Antes de 28 de fevereiro, o Vaticano fará uma despedida, à qual devem comparecer fiéis de todo o mundo "e autoridades de muitos países".
Bento XVI deve celebrar na quarta-feira a audiência pública e pela tarde comparecer à colina romana do Aventino para presidir os ritos da Quarta-Feira de Cinzas, que abrem a Quaresma.
Neste local comandará uma procissão da Basílica de Santo Anselmo até a de Santa Sabina. No sábado, deve receber o presidente do Guatemala, Otto Pérez Molina.
Decisão se assemelha à de Celestino V
Da Redação
A renúncia de Bento XVI não é inédita na história da Igreja.
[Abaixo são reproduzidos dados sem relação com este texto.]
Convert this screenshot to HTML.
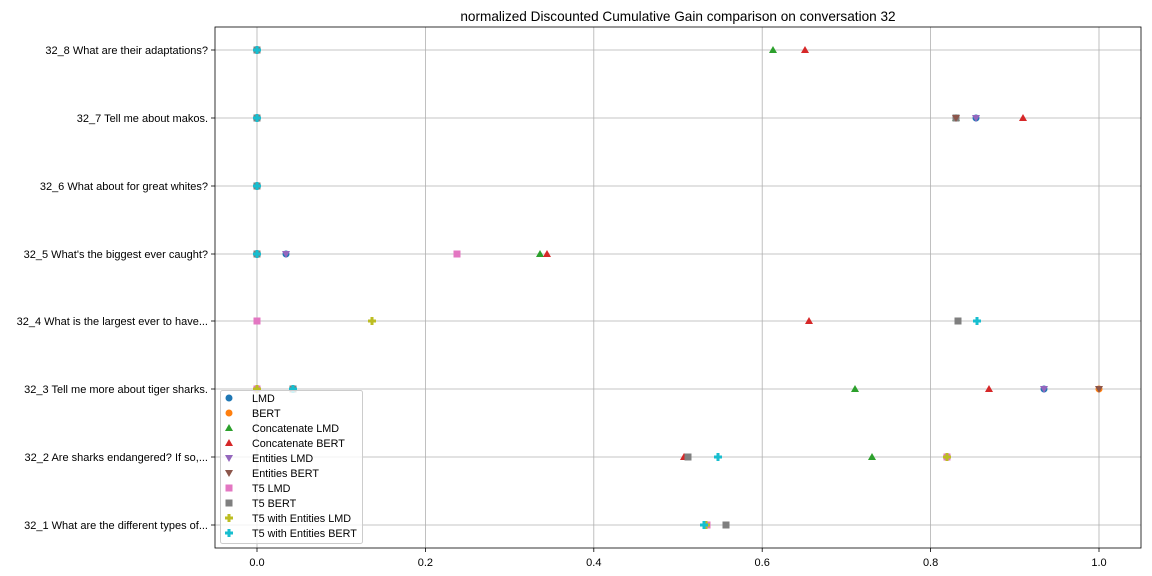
<!DOCTYPE html>
<html><head><style>body{margin:0;background:#fff}svg{display:block;font-family:"Liberation Sans",sans-serif}</style></head><body>
<svg width="1152" height="576" xmlns="http://www.w3.org/2000/svg">
<defs>
<circle id="c" r="3.5"/>
<path id="tu" d="M0,-4 L4,3 L-4,3Z"/>
<path id="td" d="M0,4 L4,-3 L-4,-3Z"/>
<rect id="s" x="-3.5" y="-3.5" width="7" height="7"/>
<path id="p" d="M-1.5,-4h3v2.5h2.5v3h-2.5v2.5h-3v-2.5h-2.5v-3h2.5z"/>
</defs>
<rect x="0" y="0" width="1152" height="576" fill="#fff"/>
<text x="678" y="21" font-size="13.6" text-anchor="middle">normalized Discounted Cumulative Gain comparison on conversation 32</text>
<g stroke="#b0b0b0" stroke-width="0.8">
<line x1="257" y1="27" x2="257" y2="548"/><line x1="425.4" y1="27" x2="425.4" y2="548"/><line x1="593.8" y1="27" x2="593.8" y2="548"/><line x1="762.2" y1="27" x2="762.2" y2="548"/><line x1="930.6" y1="27" x2="930.6" y2="548"/><line x1="1099" y1="27" x2="1099" y2="548"/>
<line x1="215" y1="50" x2="1141" y2="50"/><line x1="215" y1="118" x2="1141" y2="118"/><line x1="215" y1="186" x2="1141" y2="186"/><line x1="215" y1="254" x2="1141" y2="254"/><line x1="215" y1="321" x2="1141" y2="321"/><line x1="215" y1="389" x2="1141" y2="389"/><line x1="215" y1="457" x2="1141" y2="457"/><line x1="215" y1="525" x2="1141" y2="525"/>
</g>
<rect x="215" y="27" width="926" height="521" fill="none" stroke="#000" stroke-width="0.8"/>
<g stroke="#000" stroke-width="0.8">
<line x1="257" y1="548" x2="257" y2="552"/><line x1="425.4" y1="548" x2="425.4" y2="552"/><line x1="593.8" y1="548" x2="593.8" y2="552"/><line x1="762.2" y1="548" x2="762.2" y2="552"/><line x1="930.6" y1="548" x2="930.6" y2="552"/><line x1="1099" y1="548" x2="1099" y2="552"/>
<line x1="211" y1="50" x2="215" y2="50"/><line x1="211" y1="118" x2="215" y2="118"/><line x1="211" y1="186" x2="215" y2="186"/><line x1="211" y1="254" x2="215" y2="254"/><line x1="211" y1="321" x2="215" y2="321"/><line x1="211" y1="389" x2="215" y2="389"/><line x1="211" y1="457" x2="215" y2="457"/><line x1="211" y1="525" x2="215" y2="525"/>
</g>
<g font-size="11" text-anchor="middle">
<text x="257" y="566">0.0</text><text x="425.4" y="566">0.2</text><text x="593.8" y="566">0.4</text><text x="762.2" y="566">0.6</text><text x="930.6" y="566">0.8</text><text x="1099" y="566">1.0</text>
</g>
<g font-size="11" text-anchor="end">
<text x="208" y="54">32_8 What are their adaptations?</text>
<text x="208" y="122">32_7 Tell me about makos.</text>
<text x="208" y="190">32_6 What about for great whites?</text>
<text x="208" y="258">32_5 What's the biggest ever caught?</text>
<text x="208" y="325">32_4 What is the largest ever to have...</text>
<text x="208" y="393">32_3 Tell me more about tiger sharks.</text>
<text x="208" y="461">32_2 Are sharks endangered? If so,...</text>
<text x="208" y="529">32_1 What are the different types of...</text>
</g>
<g>
<use href="#s" x="257" y="50" fill="#7f7f7f"/><use href="#p" x="257" y="50" fill="#17becf"/>
<use href="#s" x="257" y="118" fill="#7f7f7f"/><use href="#p" x="257" y="118" fill="#17becf"/>
<use href="#s" x="257" y="186" fill="#7f7f7f"/><use href="#p" x="257" y="186" fill="#17becf"/>
<use href="#s" x="257" y="254" fill="#7f7f7f"/><use href="#p" x="257" y="254" fill="#17becf"/>
<use href="#tu" x="773" y="50" fill="#2ca02c"/><use href="#tu" x="805" y="50" fill="#d62728"/>
<use href="#tu" x="956" y="118" fill="#2ca02c"/><use href="#s" x="956" y="118" fill="#7f7f7f"/><use href="#td" x="956" y="118" fill="#8c564b"/>
<use href="#c" x="976" y="118" fill="#1f77b4"/><use href="#td" x="976" y="118" fill="#9467bd"/>
<use href="#tu" x="1023" y="118" fill="#d62728"/>
<use href="#c" x="286" y="254" fill="#1f77b4"/><use href="#td" x="286" y="254" fill="#9467bd"/>
<use href="#s" x="457" y="254" fill="#e377c2"/>
<use href="#tu" x="540" y="254" fill="#2ca02c"/><use href="#tu" x="547" y="254" fill="#d62728"/>
<use href="#s" x="257" y="321" fill="#e377c2"/><use href="#p" x="372" y="321" fill="#bcbd22"/>
<use href="#tu" x="809" y="321" fill="#d62728"/><use href="#s" x="958" y="321" fill="#7f7f7f"/><use href="#p" x="977" y="321" fill="#17becf"/>
<use href="#s" x="257" y="389" fill="#e377c2"/><use href="#p" x="257" y="389" fill="#bcbd22"/>
<use href="#s" x="293" y="389" fill="#7f7f7f"/><use href="#p" x="293" y="389" fill="#17becf"/>
<use href="#tu" x="855" y="389" fill="#2ca02c"/><use href="#tu" x="989" y="389" fill="#d62728"/>
<use href="#c" x="1044" y="389" fill="#1f77b4"/><use href="#td" x="1044" y="389" fill="#9467bd"/>
<use href="#c" x="1099" y="389" fill="#ff7f0e"/><use href="#td" x="1099" y="389" fill="#8c564b"/>
<use href="#tu" x="684" y="457" fill="#d62728"/><use href="#s" x="688" y="457" fill="#7f7f7f"/><use href="#p" x="718" y="457" fill="#17becf"/>
<use href="#tu" x="872" y="457" fill="#2ca02c"/><use href="#s" x="947" y="457" fill="#e377c2"/><use href="#p" x="947" y="457" fill="#bcbd22"/>
<use href="#s" x="707" y="525" fill="#e377c2"/><use href="#p" x="706" y="525" fill="#bcbd22"/><use href="#p" x="704" y="525" fill="#17becf"/>
<use href="#s" x="726" y="525" fill="#7f7f7f"/>
</g>
<rect x="220.5" y="390.5" width="142" height="153" rx="2" fill="#fff" fill-opacity="0.8" stroke="#ccc"/>
<g font-size="10.8">
<use href="#c" x="229" y="398" fill="#1f77b4"/><text x="252" y="402">LMD</text>
<use href="#c" x="229" y="413" fill="#ff7f0e"/><text x="252" y="417">BERT</text>
<use href="#tu" x="229" y="428" fill="#2ca02c"/><text x="252" y="432">Concatenate LMD</text>
<use href="#tu" x="229" y="443" fill="#d62728"/><text x="252" y="447">Concatenate BERT</text>
<use href="#td" x="229" y="458" fill="#9467bd"/><text x="252" y="462">Entities LMD</text>
<use href="#td" x="229" y="473" fill="#8c564b"/><text x="252" y="477">Entities BERT</text>
<use href="#s" x="229" y="488" fill="#e377c2"/><text x="252" y="492">T5 LMD</text>
<use href="#s" x="229" y="503" fill="#7f7f7f"/><text x="252" y="507">T5 BERT</text>
<use href="#p" x="229" y="518" fill="#bcbd22"/><text x="252" y="522">T5 with Entities LMD</text>
<use href="#p" x="229" y="533" fill="#17becf"/><text x="252" y="537">T5 with Entities BERT</text>
</g>
</svg>
</body></html>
Bento IX, em 1045; Gregório VI, em 1046; e Gregório XII, em 1415, abandonaram o papado por circunstâncias que envolviam disputas pelo poder. Em outros casos, a renúncia foi considerada, mas não concretizada. Pio XII, por exemplo, teria deixado instruções aos cardeais: se fosse capturado durante a Segunda Guerra, deveriam considerar que ele havia renunciado e organizar o conclave para eleger seu sucessor. Mas a decisão do atual pontífice, pelo caráter totalmente voluntário, se parece muito mais com a renúncia de Celestino V, que governou a Igreja por apenas alguns meses em 1294.
O eremita beneditino Pedro de Morrone, que vivia recluso, repreendeu, em uma carta, os 11 cardeais que, divididos por rivalidades entre tradicionais famílias romanas, já demoravam dois anos para eleger o sucessor de Nicolau IV. Foi quando os cardeais tiveram a ideia de colocar o próprio Pedro no trono pontifício. Quase octogenário, Pedro, que vivia em LAquila, inicialmente resistiu à nomeação, mas foi coroado ali mesmo.
Com cinco meses e oito dias de pontificado, Celestino V anunciou sua renúncia, alegando o desejo de viver uma vida de santidade com a consciência limpa, voltando a ser eremita. Segundo o historiador Daniel-Rops, após ler o pedido para que os cardeais elegessem um novo papa, Celestino desceu do trono e despojou-se das insígnias pontifícias. O cardeal Mateus Orsini teria gritado: "Foges, portanto, deste lugar que tantos sábios e loucos desejaram alcançar!" O papa seguinte, Bonifácio VIII, era o cardeal Bento Gaetani, o mesmo que, segundo Daniel-Rops, teria persuadido Celestino a renunciar.
Após a renúncia, no entanto, Pedro de Morrone não voltou à vida de eremita. Temendo que o ex-papa fosse usado em intrigas políticas, Bonifácio manteve-o sob custódia. Pedro morreu na prisão, em 1296. Poucos anos depois, Dante Alighieri colocava Celestino na antessala do Inferno (destinada aos que não fizeram o mal, mas também não abraçaram o bem) em sua Divina Comédia, dizendo dele que "fez por covardia a grã recusa". Dante teria feito a crítica por considerar que Celestino V teria aberto o caminho para Bonifácio VIII, inimigo declarado do escritor. Mas o juízo definitivo coube à própria Igreja: em 1313, Clemente V canonizou Pedro de Morrone. Seu túmulo foi visitado por Bento XVI em 2009, após o terremoto de LAquila. Na ocasião, o Papa deixou como presente o pálio usado na missa que inaugurou seu papado, em 2005.